Where people are on the planet has a profound effect on how they see everything,” Marilynne Robinson says. The wide coffee table in her living room is piled with books, which are in turn covered with page proofs of Robinson's third novel, Home, coming in September from Farrar, Straus & Giroux.

Robinson's place on the planet is Iowa City, Iowa, in a 1920s-style house a few blocks from the University of Iowa campus. Because of the concentration of Iowa Writers' Workshop faculty living on this street, Iowa City's literary cognoscenti call it “Writer's Row.” Robinson walks to the window and points out the homes of three of her colleagues, all of whom she describes as “very nice, very interesting” people.

“I've never had such a pleasant encounter with humankind,” she says of her 19-year tenure on the Writers' Workshop's faculty. She calls herself “basically a recluse,” who, when not teaching, spends much of her time alone at home, reading or writing, her constant companion her 13-year-old poodle, Otis.

Robinson, 65, the author of Housekeeping (FSG, 1980), a a novel widely regarded as a modern American classic, received the Pulitzer Prize for her second novel, Gilead (FSG, 2004). Gilead is written in epistolary form, as Rev. John Ames, an elderly preacher contemplates his mortality. He writes a letter on the eve of the civil rights movement to his young son, remembering his life and recounting his family's history, framed by the 19th-century social and political movements that swept across America's heartland.

Home revisits the town of Gilead (which Robinson modeled on Tabor, in rural southwest Iowa). It is 1956 and Reverend Ames is writing the letter to his son. This time, however, the story is told from the perspective of a neighboring family, headed by Reverend Ames's close friend and fellow preacher, Rev. Robert Boughton. While Gilead was a novel primarily about fathers and sons, Home explores the relationship between a brother and sister as well. Ne'er-do-well Jack Boughton, a pivotal character in Gilead, takes center stage here, having returned home after a 20-year absence to see his ailing father, who is being cared for by Jack's youngest sister, Glory.

“There were characters I still had on my mind,” Robinson explains, recalling how she'd felt “abandoned” by the characters in Housekeeping, two sisters growing up in rural Idaho—where Robinson herself grew up—whose lives are marked by loss.

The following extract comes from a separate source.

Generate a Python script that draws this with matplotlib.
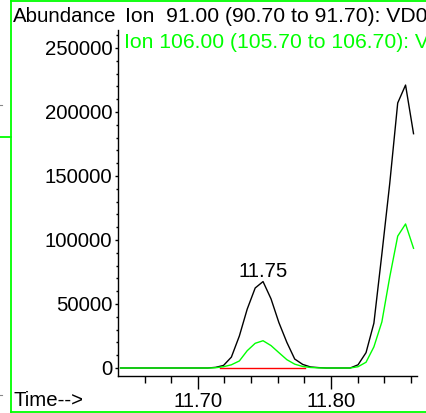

“I went though this period of almost mourning, because I didn't have them anymore,” she admits, as she tells of not being inspired to write a second novel until, alone in a hotel on Cape Cod one Christmas more than two decades later, she “felt” the voice of an old man she “knew”—Reverend Ames. She started writing and “everything opened up from that.”

After finishing Gilead, “I sort of expected the same feeling of loss, but the characters didn't go away. Why not give them another book?” But she didn't want to write a sequel. “That didn't make any sense to me,” she says. “A novel has its shape and that's that.”

Robinson, who has a Ph.D. in English literature from the University of Washington, is also the author of two nonfiction books, Mother Country (FSG, 1989), about radioactive pollution in Britain, and The Death of Adam (Houghton Mifflin, 1998), a collection of essays. Her fiction, she says, “is completely dependent on characters and voices.”

Leaning forward in her armchair, she speaks with great passion against the idea people have that “there's this great, stodgy, dense middle of the country that clings to old values, core values and that all experimentation has really occurred on the coasts.” While she doesn't see herself as “engaged in any sort of missionary work as far as cultural memory is concerned,” she does care about correcting people's misperceptions.

She maintains that the intellectual culture of the Midwest has played a crucial role in the history of this country. “It's a question of how America can understand its own past, then not acknowledge the importance of how radical the Middle West was.”

After having accepted the invitation to join the Writers' Workshop's faculty in Iowa City, Robinson admits she had to work to overcome her own biases against living in a sparsely populated state in the middle of the country by “really consciously” making herself aware of its physical landscape.

“I wanted to be able to feel at home here, because I did in so many ways feel at home here,” she says. “I think that is pretty obvious from what I've written.”